Mammograms are routine. For people who use wheelchairs, they're anything but
CBC
The last time Martha Twibanire had a mammogram, she had to call three different clinics before finding one that would accommodate her wheelchair.
That was more than four years ago. The experience was so bad she hasn't booked another since.
Twibanire said staff first tried to make her stand up rather than stay in her wheelchair, something she told them wasn't possible.
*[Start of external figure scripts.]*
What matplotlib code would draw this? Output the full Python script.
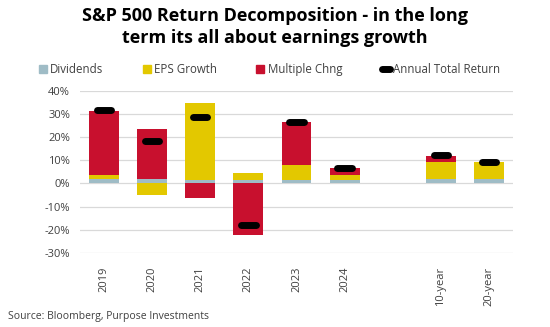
import matplotlib
matplotlib.use("Agg")
import matplotlib.pyplot as plt
from matplotlib.lines import Line2D
from matplotlib.patches import Patch
import numpy as np

# --- Return components (in %), one slot left empty before the long-run averages
periods = ["2019", "2020", "2021", "2022", "2023", "2024", "", "10-year", "20-year"]
dividends = [1.8, 1.8, 1.4, 1.7, 1.5, 1.3, np.nan, 1.9, 1.9]
eps_growth = [2.0, -5.0, 33.4, 2.6, 6.3, 2.3, np.nan, 7.3, 7.3]
multiple_chng = [27.6, 21.8, -6.1, -22.4, 18.5, 3.1, np.nan, 2.7, 0.0]
total_return = [31.5, 18.4, 28.7, -18.1, 26.5, 6.5, np.nan, 12.2, 9.1]

c_div = "#9fbcc6"
c_eps = "#e3c800"
c_mult = "#c8102e"

plt.rcParams["font.family"] = ["Open Sans", "DejaVu Sans"]
plt.rcParams["axes.unicode_minus"] = False

fig = plt.figure(figsize=(5.5, 3.27), dpi=100)
ax = fig.add_axes([0.145, 0.226, 0.788, 0.497])

x = np.arange(len(periods))
width = 0.62

# Excel-style stacking: positives build up from 0, negatives build down from 0
pos_base = np.zeros(len(x))
neg_base = np.zeros(len(x))
for vals, col in [(dividends, c_div), (eps_growth, c_eps), (multiple_chng, c_mult)]:
    v = np.nan_to_num(np.array(vals, dtype=float))
    bottom = np.where(v >= 0, pos_base, neg_base)
    ax.bar(x, v / 100, width, bottom=bottom / 100, color=col, zorder=2)
    pos_base = pos_base + np.where(v > 0, v, 0)
    neg_base = neg_base + np.where(v < 0, v, 0)

tr = np.array(total_return, dtype=float)
ok = ~np.isnan(tr)
marks = ax.hlines(tr[ok] / 100, x[ok] - 0.15, x[ok] + 0.15, color="black",
                  lw=5, zorder=3)
marks.set_capstyle("round")

ax.set_xlim(-0.5, 8.5)
ax.set_ylim(-0.30, 0.40)
ax.set_yticks(np.arange(-0.30, 0.41, 0.10))
ax.yaxis.set_major_formatter(matplotlib.ticker.PercentFormatter(1.0, decimals=0))
ax.grid(axis="y", color="#d9d9d9", lw=0.9, zorder=0)
ax.set_xticks(x)
ax.set_xticklabels(periods, rotation=90)
ax.tick_params(length=0, labelsize=8, colors="#404040", pad=7)
ax.tick_params(axis="x", pad=10)
for s in ax.spines.values():
    s.set_visible(False)

fig.suptitle("S&P 500 Return Decomposition - in the long\nterm its all about earnings growth",
             x=0.5, y=0.978, fontsize=13, fontweight="bold", linespacing=1.25)

handles = [
    Patch(color=c_div, label="Dividends"),
    Patch(color=c_eps, label="EPS Growth"),
    Patch(color=c_mult, label="Multiple Chng"),
    Line2D([0], [0], color="black", lw=5, solid_capstyle="round", label="Annual Total Return"),
]
fig.legend(handles=handles, loc="center", bbox_to_anchor=(0.49, 0.788), ncol=4,
           frameon=False, fontsize=8.3, handlelength=0.7, handleheight=0.7,
           handletextpad=0.3, columnspacing=3.4, labelcolor="#404040")

fig.text(0.015, 0.025, "Source: Bloomberg, Purpose Investments", fontsize=7.5, color="#404040")

fig.savefig("out.png", dpi=100)
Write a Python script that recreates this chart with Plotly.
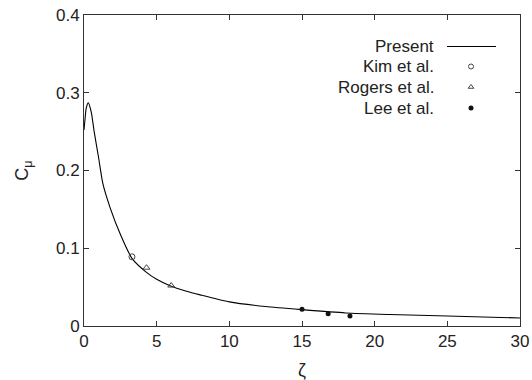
import plotly.graph_objects as go

# Present model curve
zeta_present = [0, 0.08, 0.15, 0.3, 0.5, 0.7, 1.0, 1.3, 1.8, 2.5, 3.3, 4.3, 5.0, 6.0, 7.0, 8.0,
                10.0, 12.5, 15.0, 18.0, 21.0, 25.0, 30.0]
cmu_present = [0.252, 0.268, 0.280, 0.287, 0.275, 0.250, 0.217, 0.183, 0.152, 0.118, 0.087,
               0.069, 0.060, 0.051, 0.045, 0.040, 0.031, 0.025, 0.0210, 0.0168, 0.0148,
               0.0129, 0.0103]

zeta_kim = [3.3]
cmu_kim = [0.089]

zeta_rogers = [4.3, 6.0]
cmu_rogers = [0.075, 0.052]

zeta_lee = [15.0, 16.8, 18.3]
cmu_lee = [0.0215, 0.0158, 0.0129]

legend_names = ["Present", "Kim et al.", "Rogers et al.", "Lee et al."]

x_ticks = [0, 5, 10, 15, 20, 25, 30]
y_ticks = [0, 0.1, 0.2, 0.3, 0.4]

W, H = 532, 380
ML, MR, MT, MB = 84, 12, 15, 54
ink = "#222222"
font = "Liberation Sans, Arial, sans-serif"

fig = go.Figure()
fig.add_trace(go.Scatter(x=zeta_present, y=cmu_present, mode="lines",
                         line=dict(color="black", width=1.1, shape="spline", smoothing=0.6),
                         showlegend=False))
fig.add_trace(go.Scatter(x=zeta_kim, y=cmu_kim, mode="markers",
                         marker=dict(symbol="circle-open", size=6, color="#444",
                                     line=dict(width=1, color="#444")), showlegend=False))
fig.add_trace(go.Scatter(x=zeta_rogers, y=cmu_rogers, mode="markers",
                         marker=dict(symbol="triangle-up-open", size=6, color="#444",
                                     line=dict(width=1, color="#444")), showlegend=False))
fig.add_trace(go.Scatter(x=zeta_lee, y=cmu_lee, mode="markers",
                         marker=dict(symbol="circle", size=5, color="#111"), showlegend=False))

# Custom legend (text left of key), in an overlay axis with pixel-like range
pw, ph = W - ML - MR, H - MT - MB
def px_x(x):
    return (x - ML) / pw
def px_y(y):
    return (H - MB - y) / ph

rows_y = [46.5, 66.5, 87, 108]
text_right = 436
key_x = 471
for name, yy in zip(legend_names, rows_y):
    fig.add_annotation(x=px_x(text_right), y=px_y(yy), xref="paper", yref="paper",
                       text=name, showarrow=False, xanchor="right", yanchor="middle",
                       font=dict(family=font, size=17, color=ink))
fig.add_shape(type="line", xref="paper", yref="paper",
              x0=px_x(447), x1=px_x(496), y0=px_y(rows_y[0]), y1=px_y(rows_y[0]),
              line=dict(color="black", width=1.1))
fig.add_trace(go.Scatter(x=[px_x(key_x)], y=[px_y(rows_y[1])], xaxis="x2", yaxis="y2",
                         mode="markers", showlegend=False,
                         marker=dict(symbol="circle-open", size=5, color="#444",
                                     line=dict(width=1, color="#444"))))
fig.add_trace(go.Scatter(x=[px_x(key_x)], y=[px_y(rows_y[2])], xaxis="x2", yaxis="y2",
                         mode="markers", showlegend=False,
                         marker=dict(symbol="triangle-up-open", size=5, color="#444",
                                     line=dict(width=1, color="#444"))))
fig.add_trace(go.Scatter(x=[px_x(key_x)], y=[px_y(rows_y[3])], xaxis="x2", yaxis="y2",
                         mode="markers", showlegend=False,
                         marker=dict(symbol="circle", size=5, color="#111")))

axis_common = dict(showgrid=False, zeroline=False, showline=True, linecolor="#333",
                   linewidth=1, mirror="ticks", ticks="inside", ticklen=5, tickcolor="#333",
                   automargin=False,
                   tickfont=dict(family=font, size=17, color=ink))

fig.update_layout(
    width=W, height=H,
    margin=dict(l=ML, r=MR, t=MT, b=MB),
    paper_bgcolor="white", plot_bgcolor="white",
    showlegend=False,
    xaxis=dict(range=[0, 30], tickvals=x_ticks, ticktext=[str(v) for v in x_ticks],
               title=dict(text="ζ", font=dict(family=font, size=18, color=ink), standoff=14),
               **axis_common),
    yaxis=dict(range=[0, 0.4], tickvals=y_ticks, ticktext=["0", "0.1", "0.2", "0.3", "0.4"],
               title=dict(text="C<sub>μ</sub>", font=dict(family=font, size=18, color=ink),
                          standoff=22),
               **axis_common),
    xaxis2=dict(range=[0, 1], overlaying="x", visible=False, fixedrange=True),
    yaxis2=dict(range=[0, 1], overlaying="y", visible=False, fixedrange=True),
)

fig.write_html("out.html")
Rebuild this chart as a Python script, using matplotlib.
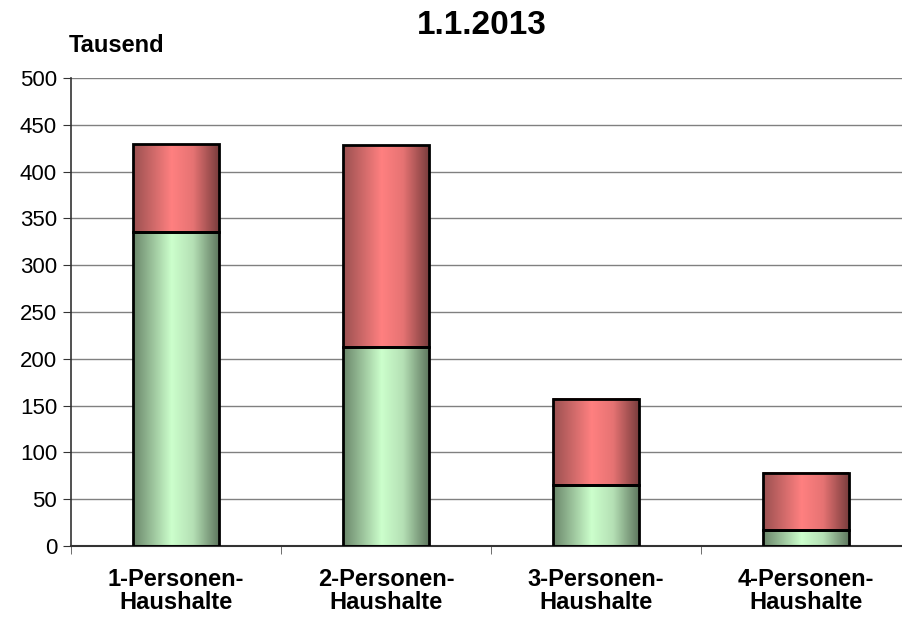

The staff seemed frustrated and unsure how to proceed after that, she said.
Then they took her breast, squeezed and pulled it to try to get it to reach the machine.
"Really, I was in pain, too much pain," she said in an interview from her apartment in Montreal.
"You feel uncomfortable and you feel not welcome," she said.
"I cannot go back there."
Advocates in Quebec say Twibanire's experience highlights a years-long problem for people in wheelchairs when they try to access mammograms.
A Quebec advocacy group, The Regroupement des activistes pour l'inclusion au Québec (RAPLIQ), recently contacted 94 clinics across the province that offer mammograms. The result, they said, was that 43 per cent advised they couldn't accommodate people who use wheelchairs.
It was the group's fourth time surveying clinics since 2014, and it says the situation has not improved.
The group said clinics gave a range of reasons, including the accessibility of the buildings and limitations of the mammogram machine.
"Every reason is good to tell us that no, they don't want us," said Linda Gauthier, who uses a wheelchair and is RAPLIQ's co-founder.
Her last mammogram was in 2014, an experience she describes as humiliating.
Like Twibanire, she was also asked to stand but wasn't able to.